Voici comment Friedrich Engels rappelle un point très important: la bourgeoisie n’a pas inventé le vol du travail, elle a par contre systématisé sa réalité par l’existence des marchandises. L’idéalisme « oublie » ce second aspect.

« En quoi se distingue donc l’idée du capital chez Dühring et chez Marx ?

Le capital, dit Marx, n’a point inventé le surtravail. Partout où une partie de la société possède le monopole des moyens de production, l’ouvrier, libre ou non, est forcé d’ajouter au temps de travail nécessaire à son propre entretien un surplus destiné à produire la subsistance du possesseur des moyens de production.”

Le surtravail, le travail au-delà du temps nécessaire à la conservation de l’ouvrier et l’appropriation du produit de ce surtravail par d’autres, l’exploitation du travail sont donc communs à toutes les formes sociales passées, dans la mesure où celles-ci ont évolué dans des contradictions de classes.

Mais c’est seulement le jour où le produit de ce surtravail prend la forme de la plus-value, où le propriétaire des moyens de production trouve en face de lui l’ouvrier libre, – libre de liens sociaux et libre de toute chose qui pourrait lui appartenir, – comme objet d’exploitation et où il l’exploite dans le but de produire des marchandises, c’est alors seulement que, selon Marx, le moyen de production prend le caractère spécifique de capital.

Et cela ne s’est opéré à grande échelle que depuis la fin du XV° et le début du XVI° siècle.

M. Dühring, par contre, proclame capital toute somme de moyens de production qui “constitue des participations aux fruits de la force de travail générale”, donc, qui procure du surtravail sous n’importe quelle forme. En d’autres termes, M. Dühring s’annexe le surtravail découvert par Marx afin de s’en servir pour tuer la plus-value également découverte par Marx et qui, momentanément, ne lui convient pas.

D’après M. Dühring donc, non seulement la richesse mobilière et immobilière des citoyens de Corinthe et d’Athènes qui exploitaient leurs biens avec des esclaves, mais encore celle des grands propriétaires fonciers romains de l’Empire et tout autant celle des barons féodaux du moyen âge dans la mesure où elle servait de quelque manière à la production, tout cela serait, sans distinction, du capital.

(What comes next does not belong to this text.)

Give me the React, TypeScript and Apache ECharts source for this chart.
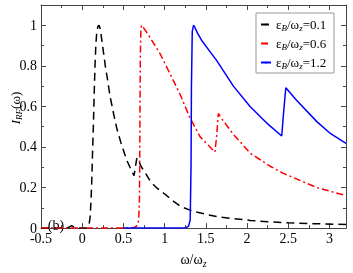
import React, { useEffect, useRef } from "react";
import * as echarts from "echarts";

const FONT = "Liberation Serif";

// ε_B/ω_z = 0.1 (black dashed)
const blackX = [-0.5, -0.2, -0.16, -0.13, -0.1, -0.05, 0, 0.05, 0.08, 0.095, 0.105, 0.115, 0.125, 0.135, 0.145, 0.155, 0.165, 0.175, 0.19, 0.205, 0.22, 0.24, 0.26, 0.28, 0.3, 0.337, 0.38, 0.418, 0.47, 0.54, 0.6, 0.629, 0.645, 0.66, 0.669, 0.68, 0.72, 0.78, 0.83, 0.9, 0.944, 1.0, 1.1, 1.2, 1.3, 1.4, 1.5, 1.63, 1.83, 2.04, 2.25, 2.5, 2.8, 3.2];
const blackY = [0, 0, 0.004, 0.012, 0.006, 0.001, 0, 0.001, 0.01, 0.05, 0.12, 0.22, 0.37, 0.5, 0.66, 0.8, 0.9, 0.96, 0.995, 1.0, 0.98, 0.92, 0.86, 0.8, 0.75, 0.652, 0.565, 0.494, 0.42, 0.335, 0.282, 0.259, 0.3, 0.34, 0.346, 0.335, 0.3, 0.263, 0.228, 0.2, 0.186, 0.168, 0.135, 0.105, 0.09, 0.078, 0.068, 0.057, 0.047, 0.038, 0.031, 0.026, 0.022, 0.018];

// ε_B/ω_z = 0.6 (red dash-dot)
const redX = [-0.5, 0.6, 0.64, 0.67, 0.685, 0.695, 0.7, 0.705, 0.712, 0.72, 0.74, 0.8, 0.944, 1.066, 1.187, 1.3, 1.43, 1.55, 1.61, 1.63, 1.652, 1.7, 1.834, 2.036, 2.28, 2.44, 2.846, 3.2];
const redY = [0, 0, 0.004, 0.015, 0.04, 0.15, 0.5, 0.85, 0.98, 1.0, 0.99, 0.955, 0.86, 0.76, 0.66, 0.55, 0.45, 0.4, 0.375, 0.45, 0.565, 0.535, 0.462, 0.37, 0.305, 0.27, 0.2, 0.16];

// ε_B/ω_z = 1.2 (blue solid)
const blueX = [0.5, 1.25, 1.29, 1.31, 1.32, 1.325, 1.335, 1.35, 1.36, 1.4, 1.45, 1.55, 1.63, 1.834, 2.036, 2.26, 2.42, 2.445, 2.47, 2.6, 2.846, 3.0, 3.2];
const blueY = [0, 0, 0.01, 0.04, 0.3, 0.7, 0.97, 1.0, 0.995, 0.96, 0.925, 0.87, 0.827, 0.7, 0.6, 0.51, 0.454, 0.58, 0.692, 0.63, 0.525, 0.47, 0.418];

const seriesNames = ["0.1", "0.6", "1.2"];
const seriesColors = ["#000000", "#ff0000", "#0000ff"];

const xMin = -0.5;
const xMax = 3.2;
const xStep = 0.5;
const yMin = 0;
const yMax = 1.1;
const yStep = 0.2;

const pairs = (xs: number[], ys: number[]) => xs.map((x, i) => [x, ys[i]]);

export default function App() {
  const ref = useRef<HTMLDivElement>(null);
  useEffect(() => {
    if (!ref.current) return;
    const chart = echarts.init(ref.current, undefined, { renderer: "svg" });
    const axisColor = "#444";
    const tickCommon = {
      axisLine: { show: true, onZero: false, lineStyle: { color: axisColor, width: 1 } },
      axisTick: { show: true, inside: true, length: 5, lineStyle: { color: axisColor } },
      minorTick: { show: true, splitNumber: 2, length: 3, lineStyle: { color: axisColor } },
      splitLine: { show: false },
    };
    const labelStyle = { fontFamily: FONT, fontSize: 14, color: "#000" };
    const sub = { fontFamily: FONT, fontSize: 10, fontStyle: "italic", lineHeight: 10, padding: [8, 0, 0, 0] };
    const legSub = { fontFamily: FONT, fontSize: 9, fontStyle: "italic", lineHeight: 8, padding: [6, 0, 0, 0] };
    const option: any = {
      animation: false,
      grid: { left: 41, right: 7, top: 5, bottom: 36 },
      xAxis: [
        {
          type: "value", min: xMin, max: xMax, interval: xStep, position: "bottom",
          ...tickCommon,
          axisLabel: { ...labelStyle, margin: 3, showMaxLabel: false, formatter: (v: number) => String(+v.toFixed(2)) },
          name: "ω/ω{s|z}", nameLocation: "middle", nameGap: 14,
          nameTextStyle: { ...labelStyle, lineHeight: 16, rich: { s: sub } },
        },
        {
          type: "value", min: xMin, max: xMax, interval: xStep, position: "top",
          ...tickCommon, axisLabel: { show: false },
        },
      ],
      yAxis: [
        {
          type: "value", min: yMin, max: yMax, interval: yStep, position: "left",
          ...tickCommon,
          axisLabel: { ...labelStyle, margin: 4, showMaxLabel: false, formatter: (v: number) => String(+v.toFixed(2)) },
        },
        {
          type: "value", min: yMin, max: yMax, interval: yStep, position: "right",
          ...tickCommon, axisLabel: { show: false },
        },
      ],
      legend: {
        orient: "vertical", left: 256, top: 17,
        data: seriesNames,
        itemWidth: 10, itemHeight: 2, itemGap: 4,
        padding: [0, 0, 0, 4],
        borderWidth: 0,
        formatter: (n: string) => "ε{s|B}/ω{s|z}=" + n,
        textStyle: { fontFamily: FONT, fontSize: 13, color: "#000", lineHeight: 14, rich: { s: legSub } },
      },
      graphic: [
        {
          type: "rect", z: 0,
          shape: { x: 256, y: 13, width: 78, height: 60 },
          style: { fill: "#fff", stroke: "#999", lineWidth: 1 },
        },
        {
          type: "text", x: 15, y: 108, rotation: Math.PI / 2,
          style: {
            text: "{i|I}{s|RF}{n|(ω)}",
            align: "center", verticalAlign: "middle",
            rich: {
              i: { fontFamily: FONT, fontSize: 13, fontStyle: "italic", lineHeight: 15 },
              s: { fontFamily: FONT, fontSize: 9, fontStyle: "italic", lineHeight: 9, padding: [7, 0, 0, 0] },
              n: { fontFamily: FONT, fontSize: 13, lineHeight: 15 },
            },
            fill: "#000",
          },
        },
        {
          type: "text", x: 56, y: 225,
          style: { text: "(b)", font: `14px "${FONT}"`, align: "center", verticalAlign: "middle", fill: "#000" },
        },
      ],
      series: [
        {
          name: seriesNames[0], type: "line", data: pairs(blackX, blackY), symbol: "none", showSymbol: false,
          lineStyle: { color: seriesColors[0], width: 1.5, type: [8, 5] }, itemStyle: { color: seriesColors[0] },
        },
        {
          name: seriesNames[1], type: "line", data: pairs(redX, redY), symbol: "none", showSymbol: false,
          lineStyle: { color: seriesColors[1], width: 1.5, type: [7, 3, 2, 3] }, itemStyle: { color: seriesColors[1] },
        },
        {
          name: seriesNames[2], type: "line", data: pairs(blueX, blueY), symbol: "none", showSymbol: false,
          lineStyle: { color: seriesColors[2], width: 1.5, type: "solid" }, itemStyle: { color: seriesColors[2] },
        },
      ],
    };
    chart.setOption(option);
    return () => chart.dispose();
  }, []);
  return <div ref={ref} style={{ position: "fixed", left: 0, top: 0, width: 353, height: 273 }} />;
}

Ainsi, M. Dühring lui-même n’a pas “du capital le concept courant selon lequel il est un moyen de production qui a été produit”, mais au contraire un concept tout opposé, qui englobe même les moyens de production non produits, la terre et ses ressources naturelles.

Or l’idée que le capital soit tout bonnement “ un moyen de production qui a été produit” n’a cours, derechef, que dans l’économie vulgaire. En dehors de cette économie vulgaire si chère à M. Dühring, le “moyen de production qui a été produit” ou une somme de valeur en général ne se transforme en capital que parce qu’ils procurent du profit ou de l’intérêt, c’est-à-dire approprient le surproduit du travail impayé sous la forme de plus-value, et cela, derechef, sous ces deux variétés déterminées de la plus-value.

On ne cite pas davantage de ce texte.